The NCAA also hasn't guaranteed that tests will be distributed through its centralized body, which means individual schools are scrambling to secure their own deals. Rapid antigen tests are in hot demand because they have been hailed as a "game-changer" for college sports' return to action.

Buisman said he has heard talk that the NCAA may use a supplier called Quidel to buy millions of tests to distribute to schools.

"You can imagine Kevin Buisman trying to call Quidel and saying, 'Hey, we need 10,000 tests,' "  he said. " 'Well, sorry, I've got the NCAA on line two trying to buy 10 million. So we'll get back to you.' You can't source the antigen tests right now. Supply has dried up because they've got these massive deals out there."

The introduction of saliva tests brings hope because they are inexpensive compared to so-called PCR tests, which Edquist received, and antigen tests. Some estimates suggest costs could dip as low as $5 to $10 per test in the future. Time is ticking, though.

"I think everyone is hoping for that $5 test to come out," McKane said. "Someday we will reach that, but we just don't know when. We know every business, every athletic department, wants their hands on those $5 tests."
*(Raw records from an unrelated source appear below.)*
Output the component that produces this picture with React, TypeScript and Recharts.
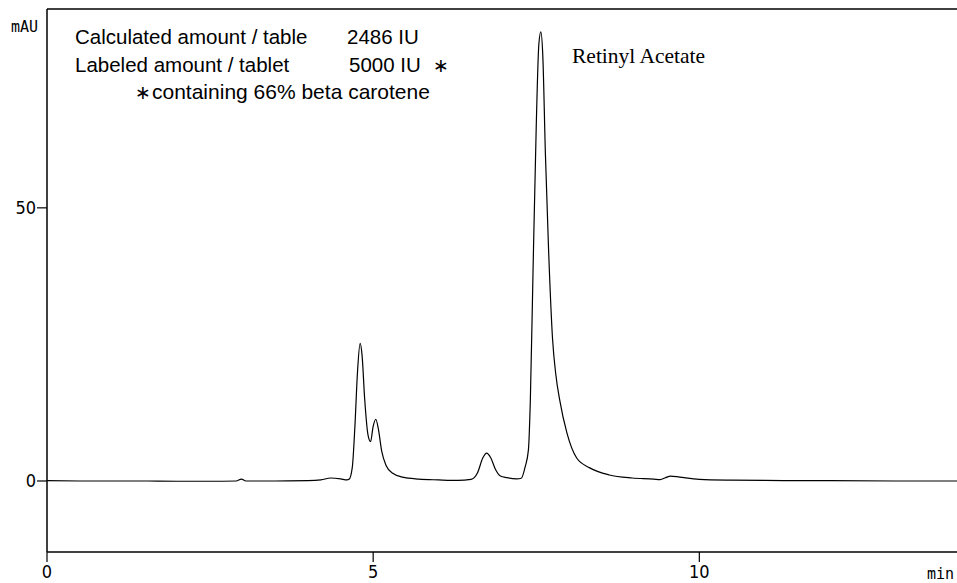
import { ComposedChart, Line, XAxis, YAxis, ReferenceLine } from "recharts";

// retention time (min) and detector response (mAU)
const times = [
  0, 0.5, 1.0, 1.5, 2.0, 2.5, 2.9, 2.98, 3.05, 3.5, 4.0, 4.2, 4.35, 4.5, 4.6,
  4.63, 4.68, 4.72, 4.76, 4.8, 4.83, 4.87, 4.92, 4.96, 5.0, 5.04, 5.08, 5.13,
  5.2, 5.3, 5.45, 5.7, 6.0, 6.3, 6.5, 6.6, 6.68, 6.74, 6.8, 6.88, 6.95, 7.05,
  7.2, 7.27, 7.33, 7.38, 7.41, 7.45, 7.5, 7.54, 7.57, 7.6, 7.64, 7.69, 7.75,
  7.8, 7.86, 7.97, 8.12, 8.32, 8.62, 8.97, 9.3, 9.4, 9.48, 9.56, 9.7, 10.0,
  10.5, 11, 12, 13, 13.95,
];
const absorbance = [
  0.05, 0, 0, 0, -0.05, -0.05, 0, 0.35, 0, 0, 0.05, 0.2, 0.55, 0.4, 0.2,
  0.3, 2.5, 10, 20, 25.2, 23, 15, 8.5, 7.2, 10, 11.3, 9.5, 5.5,
  2.8, 1.4, 0.7, 0.35, 0.2, 0.1, 0.3, 1.5, 4.2, 5.1, 4.3, 2, 0.9, 0.6,
  0.4, 0.5, 2.6, 5.7, 15, 38, 65, 80, 82.2, 78, 60, 42, 26,
  19.5, 14.8, 8.8, 4.2, 2.4, 1.1, 0.55, 0.35, 0.25, 0.6, 0.9, 0.7, 0.3,
  0.15, 0.1, 0.05, 0, 0,
];
const xTicks = [0, 5, 10];
const yTicks = [0, 50];
const notes = [
  ["Calculated amount / table", "2486 IU"],
  ["Labeled amount / tablet", "5000 IU"],
];
const footnote = "containing 66% beta carotene";
const peakName = "Retinyl Acetate";

const data = times.map((t, i) => ({ t, mAU: absorbance[i] }));

const tickFont = "'DejaVu Sans Condensed', 'Liberation Sans Narrow', 'DejaVu Sans', sans-serif";
const unitFont = "'DejaVu Sans Mono', monospace";
const tickStyle = {
  fontSize: 18,
  fill: "#000",
  fontFamily: tickFont,
  fontStretch: "condensed",
};

export default function App() {
  return (
    <div style={{ position: "relative", width: 957, height: 583 }}>
      <style>{"body{margin:0}"}</style>
      <ComposedChart
        width={957}
        height={583}
        data={data}
        margin={{ top: 9, right: 0, bottom: 0, left: 0 }}
      >
        <XAxis
          dataKey="t"
          type="number"
          domain={[0, 13.95]}
          ticks={xTicks}
          height={31}
          tickSize={10}
          tickMargin={3}
          axisLine={{ stroke: "#000", strokeWidth: 1.5 }}
          tickLine={{ stroke: "#000", strokeWidth: 1.2 }}
          tick={tickStyle}
        />
        <YAxis
          type="number"
          domain={[-13, 86.4]}
          ticks={yTicks}
          width={47}
          tickSize={10}
          tickMargin={1}
          axisLine={{ stroke: "#000", strokeWidth: 1.5 }}
          tickLine={{ stroke: "#000", strokeWidth: 1.2 }}
          tick={tickStyle}
        />
        <ReferenceLine y={86.4} stroke="#000" strokeWidth={1.5} />
        <Line
          dataKey="mAU"
          type="monotone"
          stroke="#000"
          strokeWidth={1.2}
          dot={false}
          isAnimationActive={false}
        />
      </ComposedChart>
      <svg
        width={957}
        height={583}
        style={{ position: "absolute", left: 0, top: 0, pointerEvents: "none" }}
      >
        <text x={11} y={32} fontSize={15} fontFamily={unitFont}>mAU</text>
        <text x={927} y={579} fontSize={15} fontFamily={unitFont}>min</text>
        <g fontFamily="'Liberation Sans', Arial, sans-serif" fontSize={20.5}>
          <text x={75} y={44}>{notes[0][0]}</text>
          <text x={347} y={44}>{notes[0][1]}</text>
          <text x={75} y={72}>{notes[1][0]}</text>
          <text x={349} y={72}>{notes[1][1]}</text>
          <text x={433} y={72} fontSize={19} fontFamily="'DejaVu Sans', sans-serif">∗</text>
          <text x={135} y={99} fontSize={19} fontFamily="'DejaVu Sans', sans-serif">∗</text>
          <text x={152} y={99} fontSize={21}>{footnote}</text>
        </g>
        <text x={572} y={63} fontSize={21.5} fontFamily="'Liberation Serif', 'Times New Roman', serif">
          {peakName}
        </text>
      </svg>
    </div>
  );
}
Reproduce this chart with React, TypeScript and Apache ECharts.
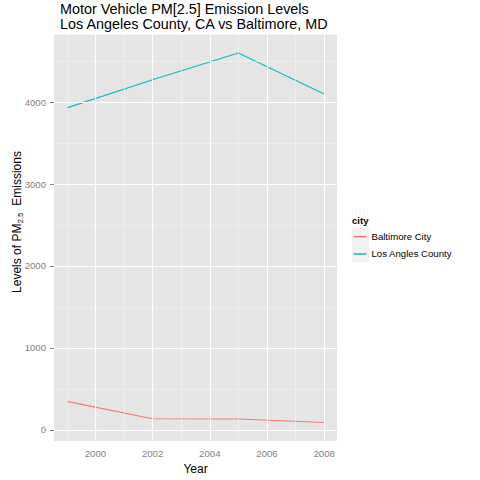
import React, { useEffect, useRef } from "react";
import * as echarts from "echarts";

const years = [1999, 2002, 2005, 2008];
const baltimore = [346.82, 134.31, 130.43, 88.28];
const losAngeles = [3931.12, 4274.03, 4601.41, 4101.32];
const seriesNames = ["Baltimore City", "Los Angles County"];
const xTicks = [2000, 2002, 2004, 2006, 2008];
const xMinor = [1999, 2001, 2003, 2005, 2007];
const yTicks = [0, 1000, 2000, 3000, 4000];
const yMinor = [500, 1500, 2500, 3500, 4500];

const FONT = "'Liberation Sans', Arial, Helvetica, sans-serif";

export default function App() {
  const ref = useRef<HTMLDivElement>(null);
  useEffect(() => {
    if (!ref.current) return;
    const chart = echarts.init(ref.current, null, { renderer: "svg" });
    const allY = [...baltimore, ...losAngeles];
    const yLo = Math.min(...allY), yHi = Math.max(...allY);
    const yPad = (yHi - yLo) * 0.05;
    const xLo = Math.min(...years), xHi = Math.max(...years);
    const xPad = (xHi - xLo) * 0.05;

    const minorStyle = { color: "#F2F2F2", width: 0.6, type: "solid" };
    const majorStyle = { color: "#FFFFFF", width: 1.1, type: "solid" };
    const gridLines = [
      ...xMinor.map((v) => ({ xAxis: v, lineStyle: minorStyle })),
      ...yMinor.map((v) => ({ yAxis: v, lineStyle: minorStyle })),
      ...xTicks.map((v) => ({ xAxis: v, lineStyle: majorStyle })),
      ...yTicks.map((v) => ({ yAxis: v, lineStyle: majorStyle })),
    ];

    chart.setOption({
      animation: false,
      backgroundColor: "#FFFFFF",
      textStyle: { fontFamily: FONT },
      title: {
        text: "Motor Vehicle PM[2.5] Emission Levels\nLos Angeles County, CA vs Baltimore, MD",
        left: 60,
        top: 1,
        padding: 0,
        textStyle: { fontFamily: FONT, fontSize: 14.4, fontWeight: "normal", color: "#000000", lineHeight: 15 },
      },
      grid: {
        left: 54,
        top: 34.5,
        width: 283,
        height: 408.5,
        show: true,
        backgroundColor: "#E5E5E5",
        borderWidth: 0,
        containLabel: false,
      },
      xAxis: {
        type: "value",
        min: xLo - xPad,
        max: xHi + xPad,
        axisLine: { show: false },
        axisTick: { show: true, length: 4, lineStyle: { color: "#7F7F7F", width: 1 }, customValues: xTicks },
        axisLabel: { color: "#7F7F7F", fontSize: 9.6, fontFamily: FONT, margin: 7, customValues: xTicks, formatter: (v: number) => String(v) },
        splitLine: { show: false },
        name: "Year",
        nameLocation: "middle",
        nameGap: 22,
        nameTextStyle: { color: "#000000", fontSize: 12, fontFamily: FONT },
      },
      yAxis: {
        type: "value",
        min: yLo - yPad,
        max: yHi + yPad,
        axisLine: { show: false },
        axisTick: { show: true, length: 4, lineStyle: { color: "#7F7F7F", width: 1 }, customValues: yTicks },
        axisLabel: { color: "#7F7F7F", fontSize: 9.6, fontFamily: FONT, margin: 8, customValues: yTicks, formatter: (v: number) => String(v) },
        splitLine: { show: false },
      },
      legend: {
        orient: "vertical",
        left: 353.5,
        top: 228,
        padding: 0,
        itemGap: 0,
        itemWidth: 13,
        itemHeight: 1.4,
        icon: "rect",
        data: seriesNames,
        textStyle: { fontFamily: FONT, fontSize: 9.6, color: "#000000", lineHeight: 17.3 },
      },
      graphic: [
        { type: "rect", left: 352, top: 228, shape: { width: 17, height: 17 }, style: { fill: "#F2F2F2" }, z: -1 },
        { type: "rect", left: 352, top: 245.3, shape: { width: 17, height: 17 }, style: { fill: "#F2F2F2" }, z: -1 },
        { type: "text", left: 352, top: 215, style: { text: "city", fontFamily: FONT, fontSize: 9.6, fontWeight: "bold", fill: "#000000" } },
        {
          type: "text",
          x: 17,
          y: 222,
          rotation: Math.PI / 2,
          style: {
            text: "{a|Levels of PM}{s|2.5}{a|  Emissions}",
            align: "center",
            verticalAlign: "middle",
            rich: {
              a: { fontFamily: FONT, fontSize: 12, lineHeight: 14, fill: "#000000", verticalAlign: "middle" },
              s: { fontFamily: FONT, fontSize: 8, lineHeight: 8, fill: "#000000", verticalAlign: "bottom" },
            },
          },
        },
      ],
      series: [
        {
          name: "__grid",
          type: "line",
          data: [[years[0], 0]],
          showSymbol: false,
          symbol: "none",
          lineStyle: { opacity: 0 },
          silent: true,
          z: 1,
          markLine: { silent: true, symbol: "none", label: { show: false }, data: gridLines, animation: false },
        },
        {
          name: seriesNames[0],
          type: "line",
          data: years.map((y, i) => [y, baltimore[i]]),
          showSymbol: false,
          symbol: "none",
          color: "#F8766D",
          lineStyle: { color: "#F8766D", width: 1.1 },
          z: 3,
        },
        {
          name: seriesNames[1],
          type: "line",
          data: years.map((y, i) => [y, losAngeles[i]]),
          showSymbol: false,
          symbol: "none",
          color: "#00BFC4",
          lineStyle: { color: "#00BFC4", width: 1.1 },
          z: 3,
        },
      ],
    });
    return () => chart.dispose();
  }, []);
  return <div ref={ref} style={{ position: "fixed", left: 0, top: 0, width: 480, height: 480 }} />;
}
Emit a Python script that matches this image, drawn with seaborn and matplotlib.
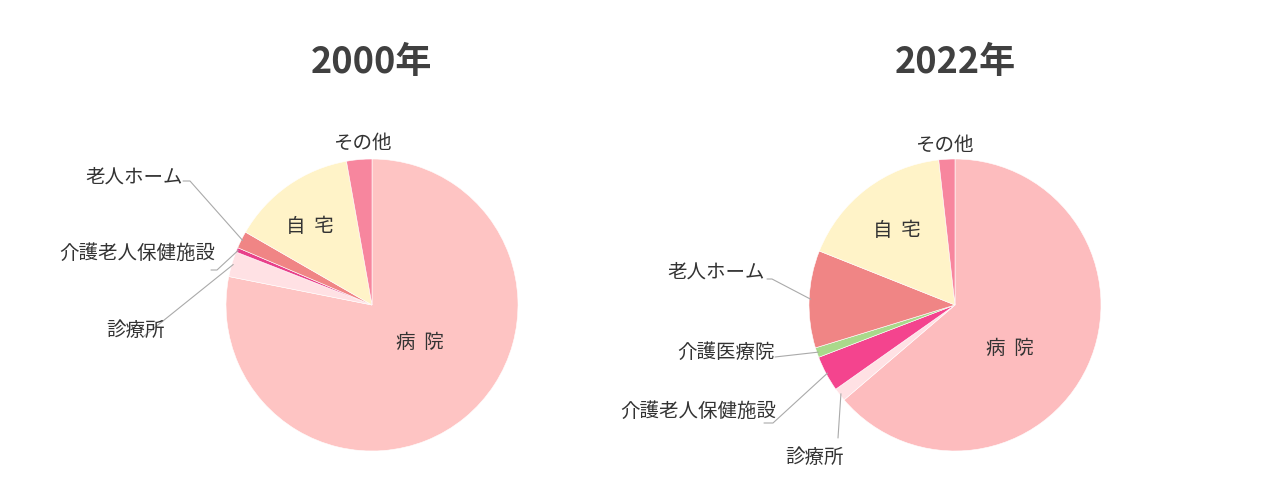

Eliminating sports has become a trend across Division I as the pandemic has hit school budgets hard, including the Gophers dropping three sports. But the D-II and D-III models are different. D-III does not have the financial burden of awarding athletic scholarships. Few D-II athletes receive full-ride scholarships. Most pay a high percentage of their tuition.

In that sense, D-II and D-III athletics operate as enrollment drivers for their schools. St. John's enrollment this school year is 1,560 students, including about 600 athletes. Mankato counts 575 athletes, Hamline 465. Eliminating sports does not make financial sense.

"Division III athletics is so critical to a number of liberal arts campuses around the country because we have [athletes] paying tuition," Hamline's Verdugo said.

The tenuous nature of planning during a pandemic, against a backdrop of shifting COVID case trends, has caused both exhaustion and frustration for athletic department officials. Figuring out the testing component alone is like being on a "hamster wheel," St. Cloud State athletic director Heather Weems said.

"You get protocols and you get a vision and perspective in place and then new information comes out," Weems said.

Leagues simultaneously are trying to put together schedules for various sports not knowing testing standards, when games might start, potential travel restrictions or how many games will be allowed.

"There are so many layers," Concordia's McAthie said. "It's almost like a chicken-or-the-egg situation. But there are eight different eggs."

Testing is the giant egg commanding the most attention: Will schools be required to test athletes, coaches and staff three teams per week?

No one is more anxious than athletes and coaches. The long layoff has been a mental grind.

"We need to see faster results from when you take a test and we also need the costs to come down," McKane said. "We anticipate those things will occur. We just don't know if they're going to occur fast enough for us to get going in January."